Listing >>

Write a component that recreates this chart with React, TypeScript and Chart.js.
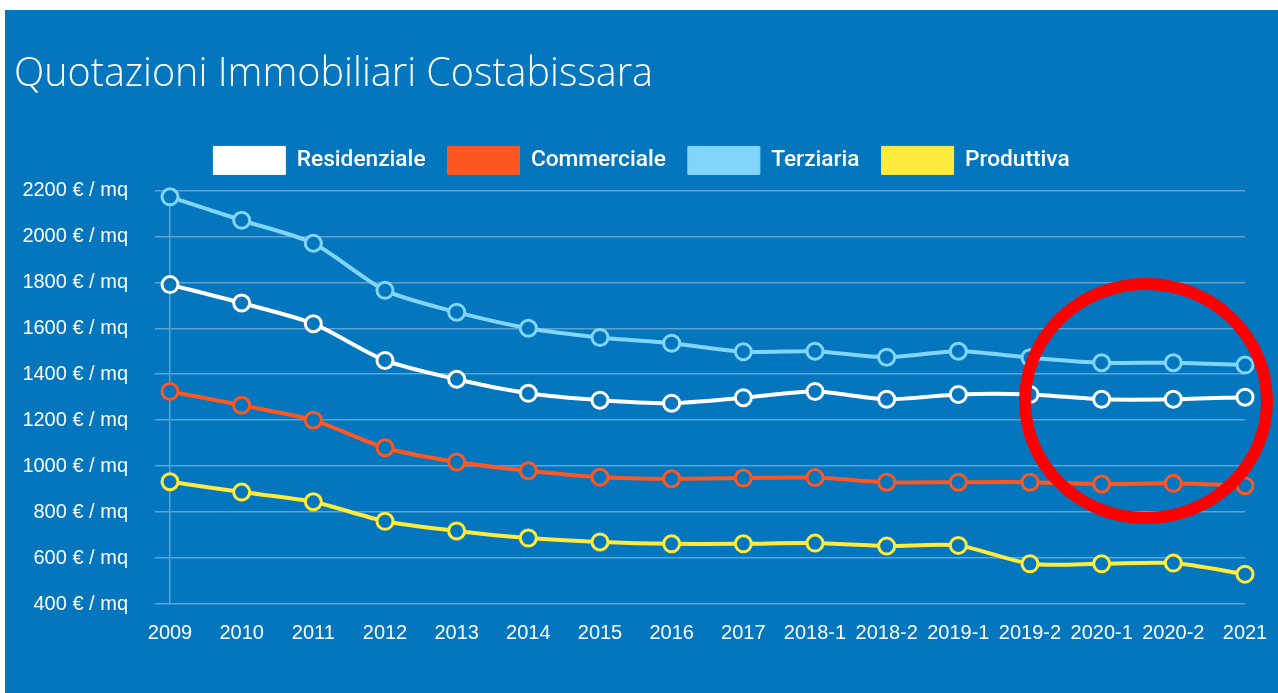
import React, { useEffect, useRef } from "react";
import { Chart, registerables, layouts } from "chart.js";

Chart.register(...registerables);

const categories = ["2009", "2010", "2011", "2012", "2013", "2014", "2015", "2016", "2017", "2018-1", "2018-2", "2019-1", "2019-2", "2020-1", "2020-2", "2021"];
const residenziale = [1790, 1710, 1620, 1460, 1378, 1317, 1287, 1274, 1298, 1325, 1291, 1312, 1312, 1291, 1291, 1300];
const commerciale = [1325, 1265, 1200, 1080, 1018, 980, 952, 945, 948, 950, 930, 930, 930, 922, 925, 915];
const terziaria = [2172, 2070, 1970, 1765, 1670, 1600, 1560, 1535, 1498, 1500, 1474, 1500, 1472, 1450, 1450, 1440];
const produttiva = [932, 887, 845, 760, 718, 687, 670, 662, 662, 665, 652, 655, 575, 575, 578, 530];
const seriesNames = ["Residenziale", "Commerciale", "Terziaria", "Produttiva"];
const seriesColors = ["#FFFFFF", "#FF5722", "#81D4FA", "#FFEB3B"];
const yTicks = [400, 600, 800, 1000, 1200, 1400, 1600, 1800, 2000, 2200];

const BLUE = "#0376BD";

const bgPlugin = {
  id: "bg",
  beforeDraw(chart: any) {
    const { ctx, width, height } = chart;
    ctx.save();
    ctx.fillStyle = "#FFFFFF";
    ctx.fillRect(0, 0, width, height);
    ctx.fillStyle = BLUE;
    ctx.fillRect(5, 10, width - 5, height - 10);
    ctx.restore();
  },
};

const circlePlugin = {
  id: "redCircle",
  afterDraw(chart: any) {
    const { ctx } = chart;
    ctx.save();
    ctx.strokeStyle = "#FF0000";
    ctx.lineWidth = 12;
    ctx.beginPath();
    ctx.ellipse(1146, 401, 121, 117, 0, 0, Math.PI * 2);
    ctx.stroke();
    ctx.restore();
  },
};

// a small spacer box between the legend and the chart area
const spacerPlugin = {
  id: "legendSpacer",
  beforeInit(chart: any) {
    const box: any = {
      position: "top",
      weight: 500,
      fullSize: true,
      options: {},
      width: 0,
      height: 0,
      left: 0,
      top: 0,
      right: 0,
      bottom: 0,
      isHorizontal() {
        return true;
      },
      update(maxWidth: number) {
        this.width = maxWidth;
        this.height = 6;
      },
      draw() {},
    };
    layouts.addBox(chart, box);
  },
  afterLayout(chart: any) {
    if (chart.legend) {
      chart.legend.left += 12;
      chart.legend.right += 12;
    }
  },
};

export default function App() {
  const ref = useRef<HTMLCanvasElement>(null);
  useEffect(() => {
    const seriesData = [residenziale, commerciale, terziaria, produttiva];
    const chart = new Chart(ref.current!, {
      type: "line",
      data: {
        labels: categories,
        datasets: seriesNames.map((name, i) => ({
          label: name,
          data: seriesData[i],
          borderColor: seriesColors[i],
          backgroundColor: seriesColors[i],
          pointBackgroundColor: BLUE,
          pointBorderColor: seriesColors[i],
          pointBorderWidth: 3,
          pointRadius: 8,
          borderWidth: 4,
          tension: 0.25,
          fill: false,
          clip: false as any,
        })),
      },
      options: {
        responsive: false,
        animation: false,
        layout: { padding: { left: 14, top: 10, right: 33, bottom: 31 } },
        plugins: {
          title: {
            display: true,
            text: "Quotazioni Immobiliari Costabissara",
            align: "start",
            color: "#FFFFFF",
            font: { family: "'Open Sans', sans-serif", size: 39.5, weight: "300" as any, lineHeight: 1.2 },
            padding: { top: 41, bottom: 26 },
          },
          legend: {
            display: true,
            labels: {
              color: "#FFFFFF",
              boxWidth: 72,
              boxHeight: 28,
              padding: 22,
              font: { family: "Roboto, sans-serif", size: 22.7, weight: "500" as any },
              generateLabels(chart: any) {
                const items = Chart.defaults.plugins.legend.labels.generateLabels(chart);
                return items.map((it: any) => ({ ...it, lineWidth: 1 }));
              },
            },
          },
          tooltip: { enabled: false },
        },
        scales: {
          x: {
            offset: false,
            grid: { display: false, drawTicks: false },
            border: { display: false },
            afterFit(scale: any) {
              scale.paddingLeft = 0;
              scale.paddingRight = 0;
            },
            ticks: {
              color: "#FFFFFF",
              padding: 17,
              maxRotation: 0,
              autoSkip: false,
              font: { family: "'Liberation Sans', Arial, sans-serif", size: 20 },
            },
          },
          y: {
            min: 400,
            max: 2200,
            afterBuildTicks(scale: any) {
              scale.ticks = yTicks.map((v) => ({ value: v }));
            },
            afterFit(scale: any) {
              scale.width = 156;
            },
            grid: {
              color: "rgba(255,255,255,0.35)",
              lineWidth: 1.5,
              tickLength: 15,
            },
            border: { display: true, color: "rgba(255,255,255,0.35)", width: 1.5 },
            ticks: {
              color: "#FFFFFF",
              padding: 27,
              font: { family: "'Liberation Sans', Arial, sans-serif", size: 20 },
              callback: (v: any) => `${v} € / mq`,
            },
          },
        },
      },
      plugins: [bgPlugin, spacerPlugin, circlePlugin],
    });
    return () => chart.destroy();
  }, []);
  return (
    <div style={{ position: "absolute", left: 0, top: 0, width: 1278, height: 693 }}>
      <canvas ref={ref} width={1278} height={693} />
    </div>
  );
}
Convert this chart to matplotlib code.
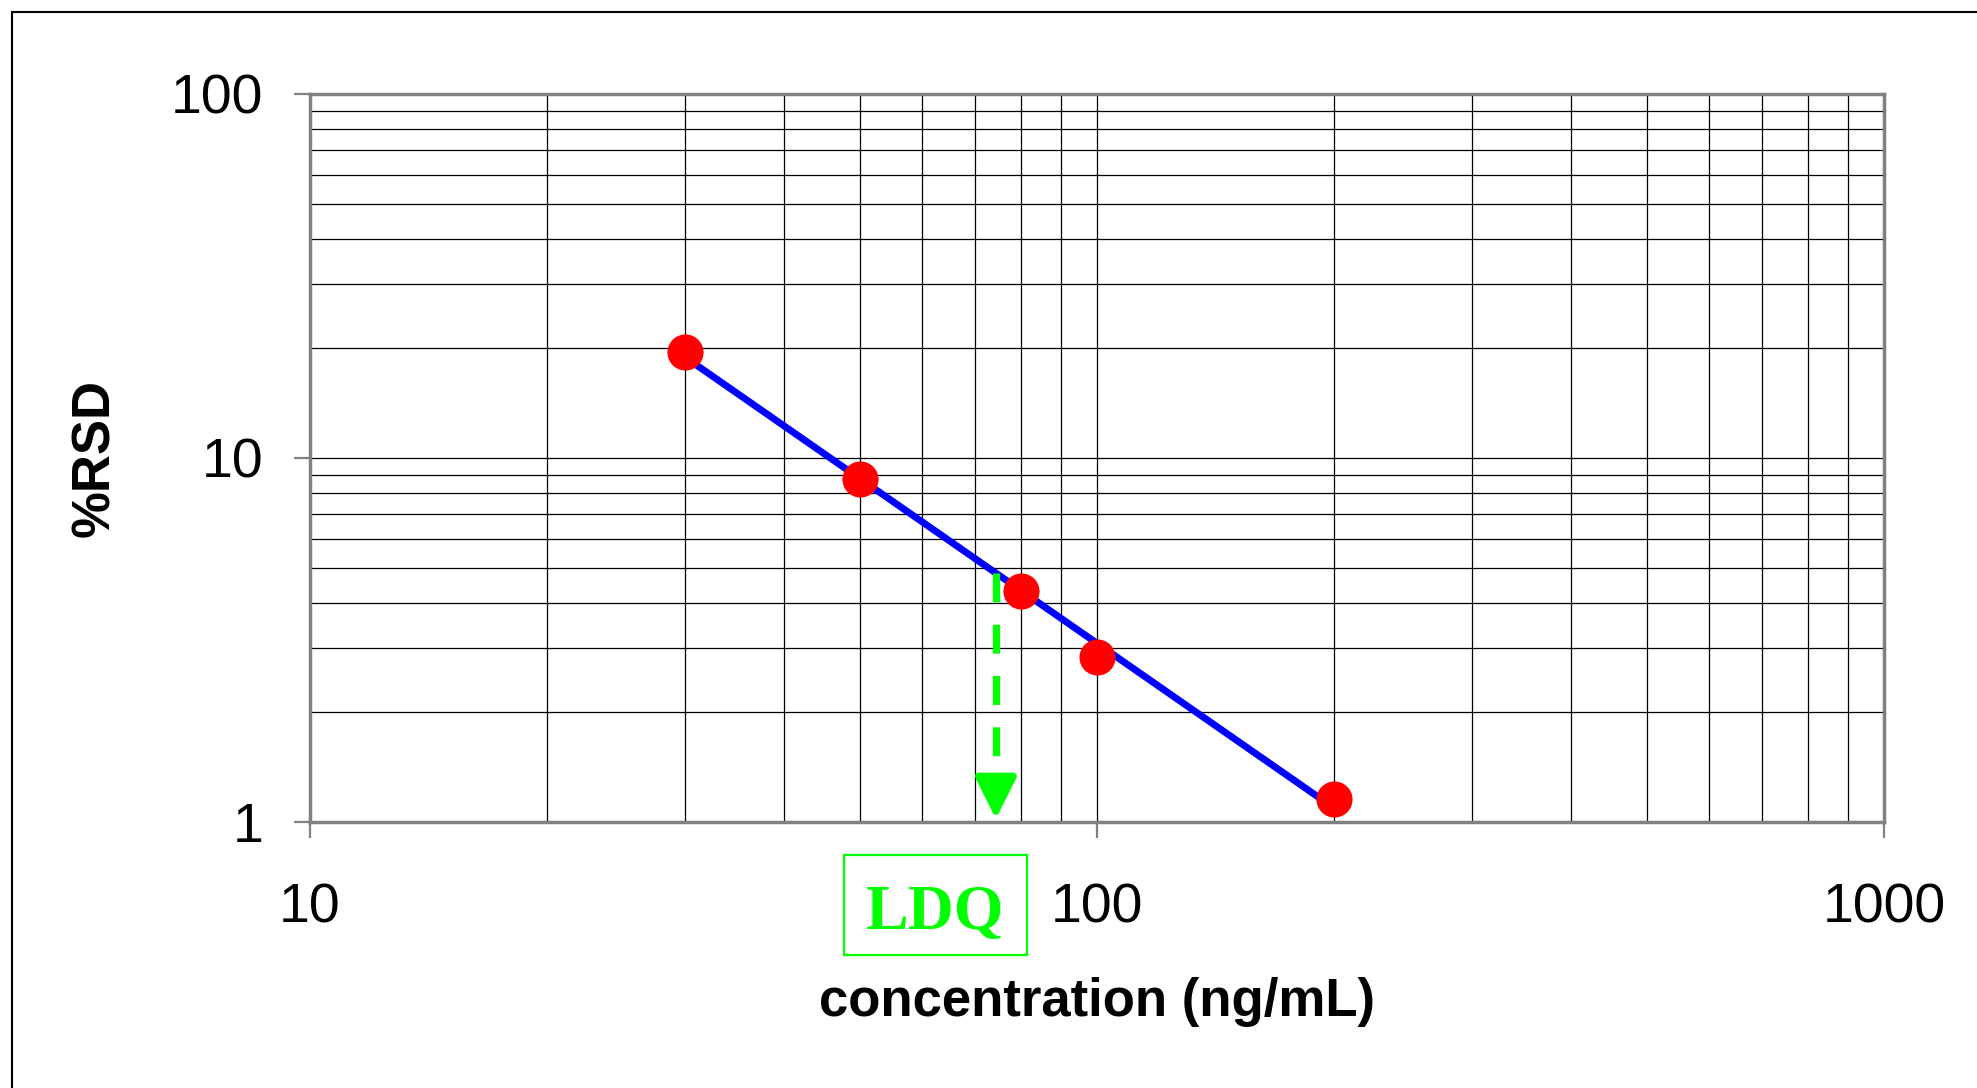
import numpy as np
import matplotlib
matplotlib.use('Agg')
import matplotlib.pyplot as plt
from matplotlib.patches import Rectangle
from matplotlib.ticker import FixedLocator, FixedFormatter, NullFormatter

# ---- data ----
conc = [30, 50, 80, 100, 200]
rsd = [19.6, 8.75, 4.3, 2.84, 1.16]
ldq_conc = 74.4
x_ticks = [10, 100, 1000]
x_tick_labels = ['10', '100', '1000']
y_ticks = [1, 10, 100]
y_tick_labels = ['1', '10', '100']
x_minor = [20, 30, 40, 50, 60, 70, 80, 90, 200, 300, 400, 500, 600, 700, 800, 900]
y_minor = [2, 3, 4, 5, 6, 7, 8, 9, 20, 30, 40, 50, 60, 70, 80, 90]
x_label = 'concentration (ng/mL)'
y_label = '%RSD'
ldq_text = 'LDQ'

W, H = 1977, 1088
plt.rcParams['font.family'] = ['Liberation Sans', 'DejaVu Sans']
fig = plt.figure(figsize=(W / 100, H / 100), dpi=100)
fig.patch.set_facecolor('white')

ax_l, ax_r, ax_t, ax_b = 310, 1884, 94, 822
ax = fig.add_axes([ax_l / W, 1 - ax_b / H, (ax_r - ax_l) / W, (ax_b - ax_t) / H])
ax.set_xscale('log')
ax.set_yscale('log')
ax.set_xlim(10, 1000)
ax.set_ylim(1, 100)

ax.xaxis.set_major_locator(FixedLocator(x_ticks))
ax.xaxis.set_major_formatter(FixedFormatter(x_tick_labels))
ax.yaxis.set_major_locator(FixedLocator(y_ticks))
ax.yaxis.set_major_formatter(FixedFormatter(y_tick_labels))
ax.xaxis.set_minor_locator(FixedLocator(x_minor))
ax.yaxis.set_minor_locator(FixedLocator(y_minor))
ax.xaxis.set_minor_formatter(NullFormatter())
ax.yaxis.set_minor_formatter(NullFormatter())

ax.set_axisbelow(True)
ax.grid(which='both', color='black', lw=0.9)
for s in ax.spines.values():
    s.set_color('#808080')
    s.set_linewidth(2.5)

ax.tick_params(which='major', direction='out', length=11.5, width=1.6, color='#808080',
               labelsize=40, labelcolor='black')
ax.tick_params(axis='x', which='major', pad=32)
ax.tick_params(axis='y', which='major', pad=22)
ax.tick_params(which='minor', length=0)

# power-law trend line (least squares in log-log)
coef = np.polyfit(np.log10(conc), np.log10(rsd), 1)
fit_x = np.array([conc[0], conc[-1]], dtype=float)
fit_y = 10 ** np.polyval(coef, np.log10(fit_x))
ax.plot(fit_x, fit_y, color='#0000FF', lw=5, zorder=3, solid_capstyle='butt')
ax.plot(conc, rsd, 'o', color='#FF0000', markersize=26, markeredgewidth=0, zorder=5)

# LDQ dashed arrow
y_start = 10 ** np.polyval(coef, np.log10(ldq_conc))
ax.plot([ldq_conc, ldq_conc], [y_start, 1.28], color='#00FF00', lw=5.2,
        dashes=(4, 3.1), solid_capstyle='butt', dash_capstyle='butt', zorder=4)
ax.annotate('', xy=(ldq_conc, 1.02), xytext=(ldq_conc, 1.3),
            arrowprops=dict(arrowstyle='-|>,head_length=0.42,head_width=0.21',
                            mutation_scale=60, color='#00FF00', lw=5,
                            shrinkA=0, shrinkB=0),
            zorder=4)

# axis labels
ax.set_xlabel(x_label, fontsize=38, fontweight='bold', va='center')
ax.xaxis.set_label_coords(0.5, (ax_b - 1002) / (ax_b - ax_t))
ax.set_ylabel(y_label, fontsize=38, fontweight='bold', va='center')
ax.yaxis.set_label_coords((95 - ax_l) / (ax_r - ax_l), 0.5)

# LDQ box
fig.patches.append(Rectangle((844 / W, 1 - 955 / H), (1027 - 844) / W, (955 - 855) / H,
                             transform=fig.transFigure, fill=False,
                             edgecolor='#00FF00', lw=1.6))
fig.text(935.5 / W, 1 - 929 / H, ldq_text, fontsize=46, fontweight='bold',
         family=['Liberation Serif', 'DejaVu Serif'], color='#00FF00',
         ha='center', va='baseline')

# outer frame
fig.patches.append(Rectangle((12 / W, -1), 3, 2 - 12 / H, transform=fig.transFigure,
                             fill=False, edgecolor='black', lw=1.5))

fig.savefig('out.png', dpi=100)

Required task >>
Look above and copy only the lines from the one holding "Convert this chart to matplotlib code." to the one holding "from matplotlib.ticker import", both included, exactly, minus the pictures.

Completed exercise >>
Convert this chart to matplotlib code.
import numpy as np
import matplotlib
matplotlib.use('Agg')
import matplotlib.pyplot as plt
from matplotlib.patches import Rectangle
from matplotlib.ticker import FixedLocator, FixedFormatter, NullFormatter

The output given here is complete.